Tolak Rencana Aksi Mogok Nasional, K-Sarbumusi Sudah Beri Masukan ke Pemerintah

oleh
oleh
Wakil Presiden K-Sarbumusi, Sukitman Sudjatmiko.

JAKARTA, REPORTER.ID – Wakil Presiden Konfederasi Sarikat Buruh Muslimin Indonesia (K-Sarbumusi) Sukitman Sudjatmiko menyatakan menolak adanya Mogok Nasional pada tanggal 6-8 Oktober 2020 dalam kerangka pembahasan draf Rancangan Undang-undang (RUU) Omnibus Law Cipta Kerja (Ciptaker), khususnya kluster Ketenagakerjaan yang rencananya akan disahkan dalam masa sidang ke-1 Tahun Sidang 2020-2021 yang nantinya disahkan menjadi Undang-Undang, dengan berbagai dinamika yang terjadi saat ini baik Pemerintah dan DPR sudah sedemikian maksimal melibatkan serikat pekerja/serikat buruh.

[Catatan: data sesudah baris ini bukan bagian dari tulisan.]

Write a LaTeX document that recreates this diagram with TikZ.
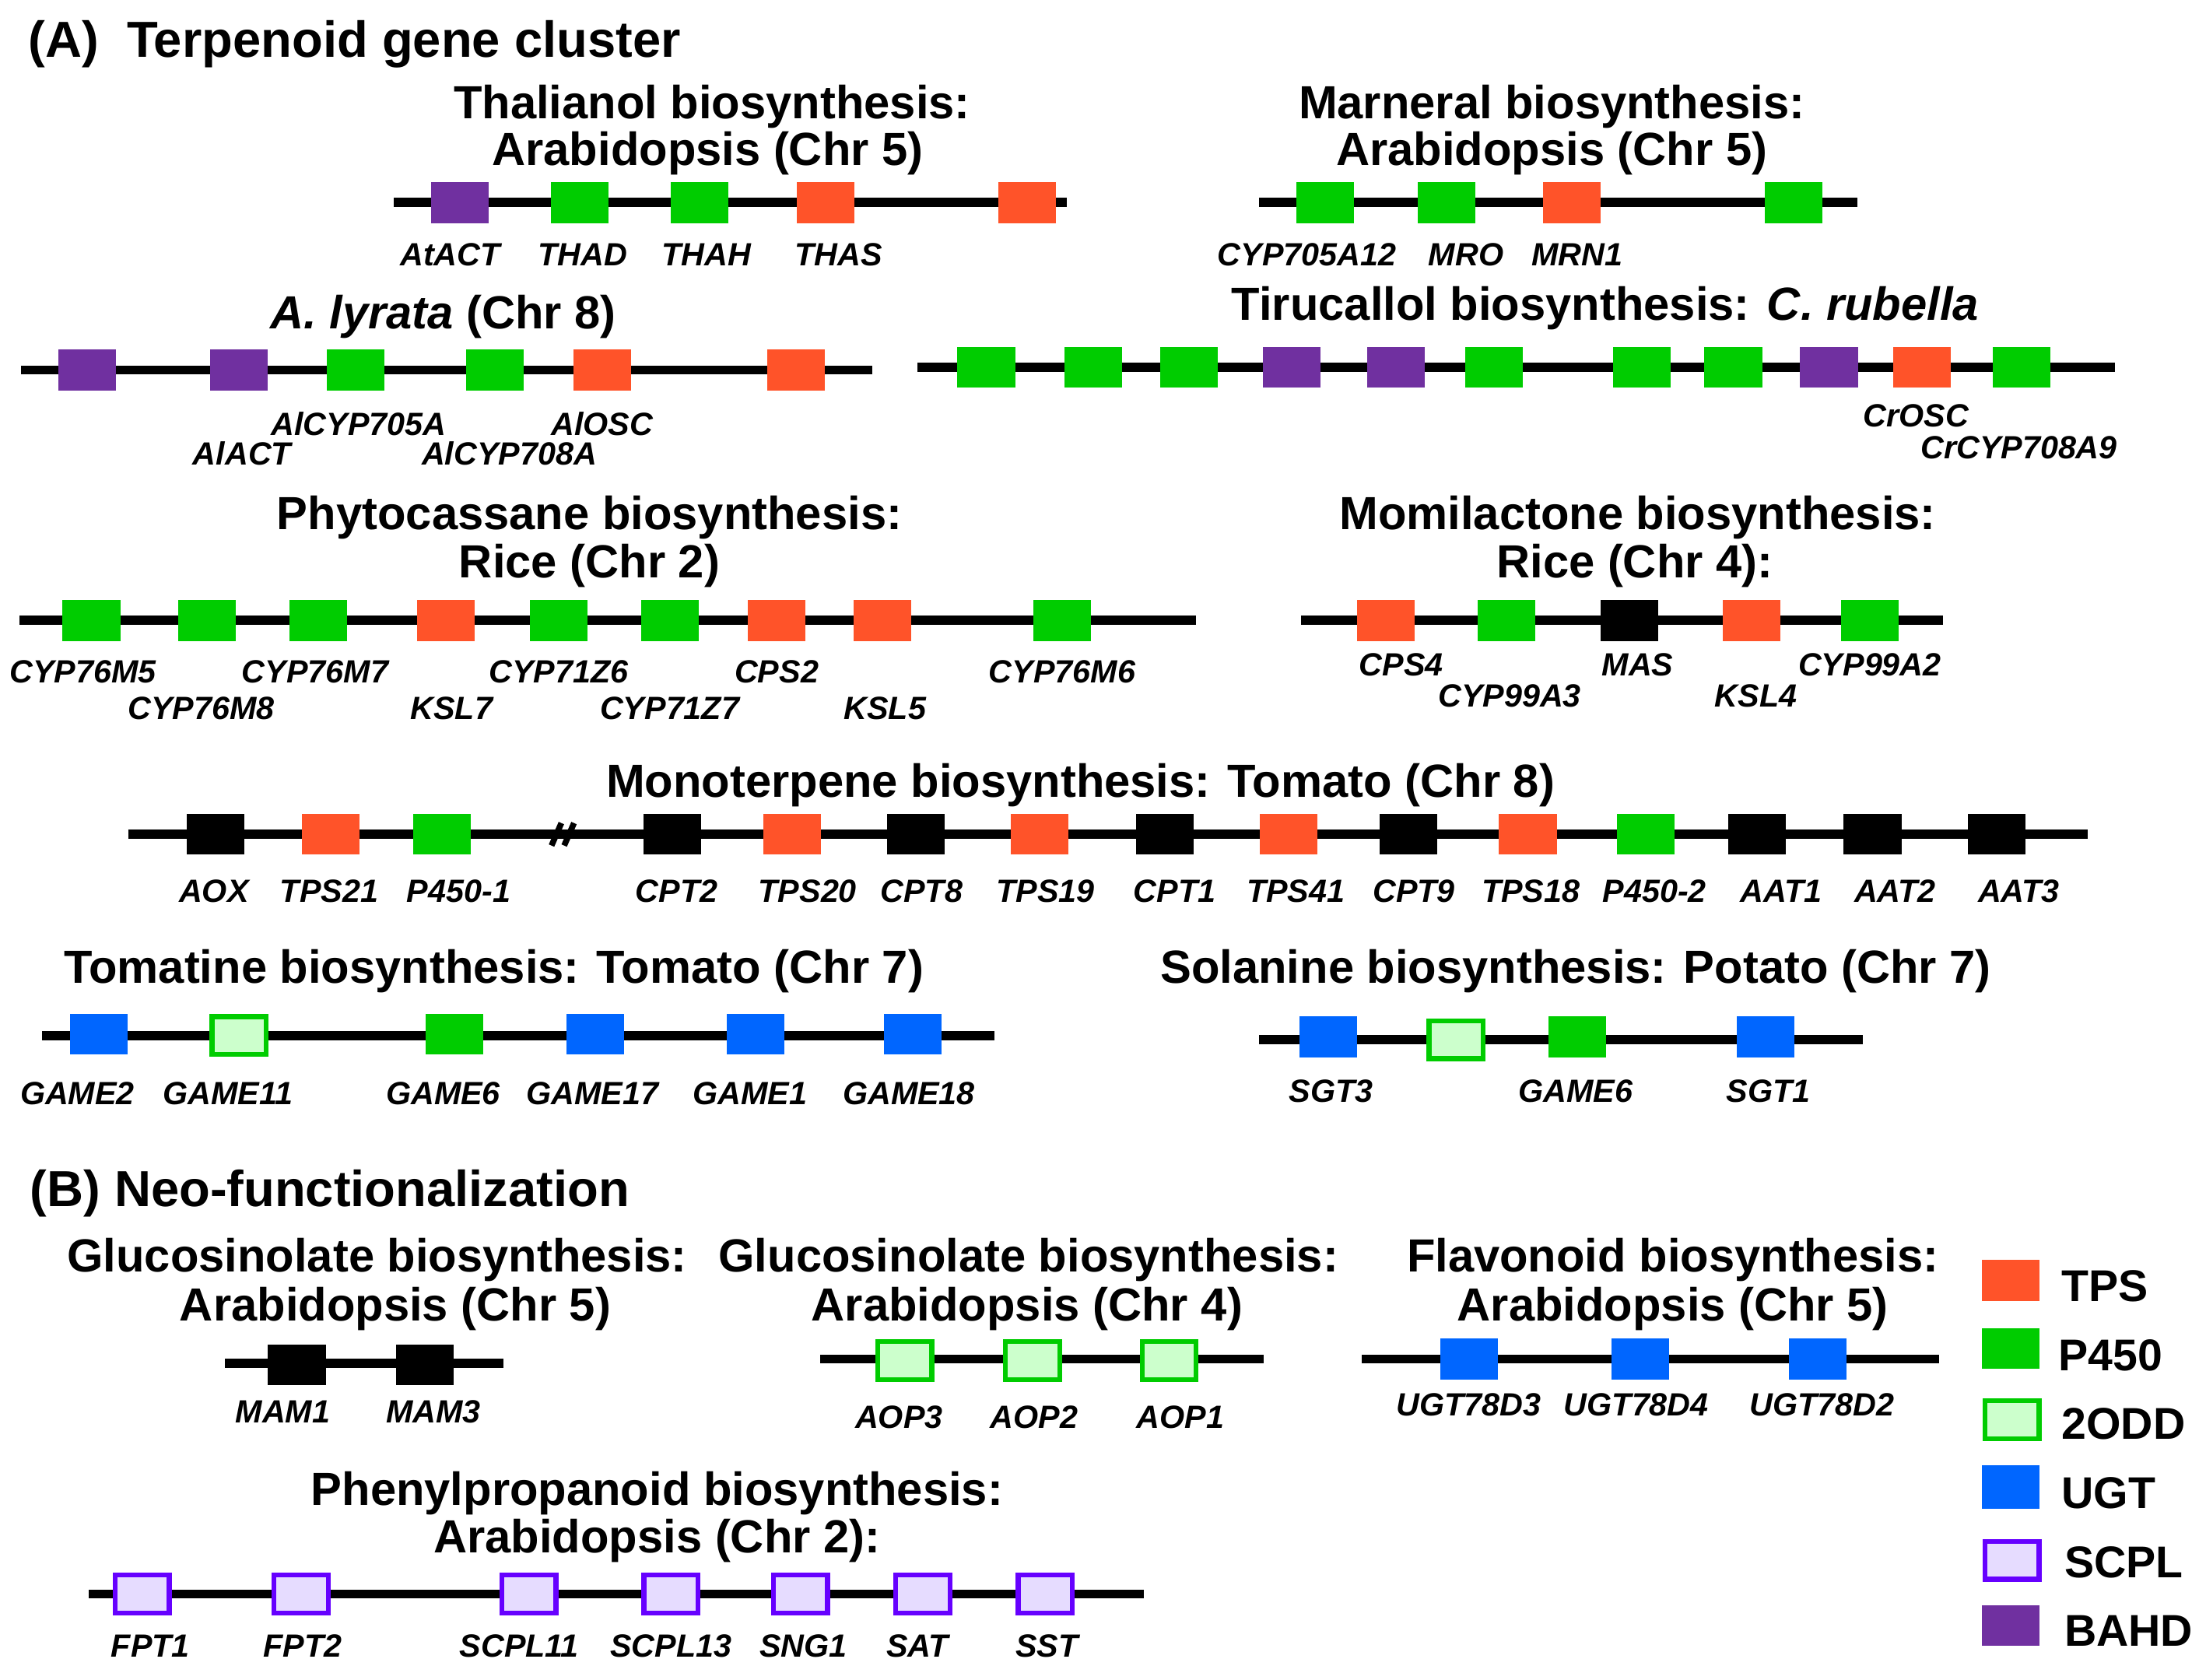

“Kita sudah memberikan masukan kepada Pemerintah dan konfederasi Sarbumusi terlibat aktif dalam tim tripartit yang mengakomodir masukan-masukan dari Serikat Pekerja/Serikat Buruh, masukan ini juga sudah diberikan baik kepada Pemerintah maupun kepada DPR, sehingga kita berharap akan menjadi bagian dari substansi draf RUU Ciptaker, kususnya kluster Ketenagakerjaan,” kata Sukitman melalui keterangan persnya, Sabtu (3/10/2020).

Karena dia melihat, Pemerintah berupaya sungguh-sungguh untuk mengakomodir dan berupaya maksimal melibatkan serikat buruh, dan ini terlihat dengan adanya perubahan pembaharuan draft RUU Ciptaker kluster Ketenagakerjaan yang diusulkan oleh Pemerintah ke DPR. Menurut Sukitman, sepanjang pembahasannya di DPR nanti dilakukan secara transparan dan melibatkan seluruh stake holder dari kelompok buruh, tidak ada masalah.

“Advokasi yang kami lakukan sudah melalui jalan panjang, dengan melakukan kajian kritis, kirim surat massal bersama, loby-loby, audiensi ke pemerintah, DPR termasuk publikasi media sampai dengan masuk terlibat dalam tim tripartit untuk menyuarakan usulan substansi kluster Ketenagakerjaan, dan proses perjuangan itu saat ini sedang kita kawal terus agar sesuai dengan harapan pekerja/buruh Indonesia,” ujar Sukitman.

Dalam konteks mogok kerja, menurut Sukitman, hal itu tidak dikenal dalam Undang-Undang Nomor 13 Tahun 3003 tentang Ketenagakerjaan, karena mogok kerja sebagai hak dasar pekerja/buruh dan dilakukan secara sah, tertib dan damai serta yang terpenting diakibatkan karena gagalnya perundingan, dan ini bukan hak yang bersifat absolut akan tetapi bersifat limitatif artinya ada mekanisme dan prosedur yang harus dilakukan, mogok kerja akibat gagal perundingan yang dilakukan untuk menghentikan proses produksi dan bersifat kedalam perusahaan bukan kepada kebijakan pemerintah.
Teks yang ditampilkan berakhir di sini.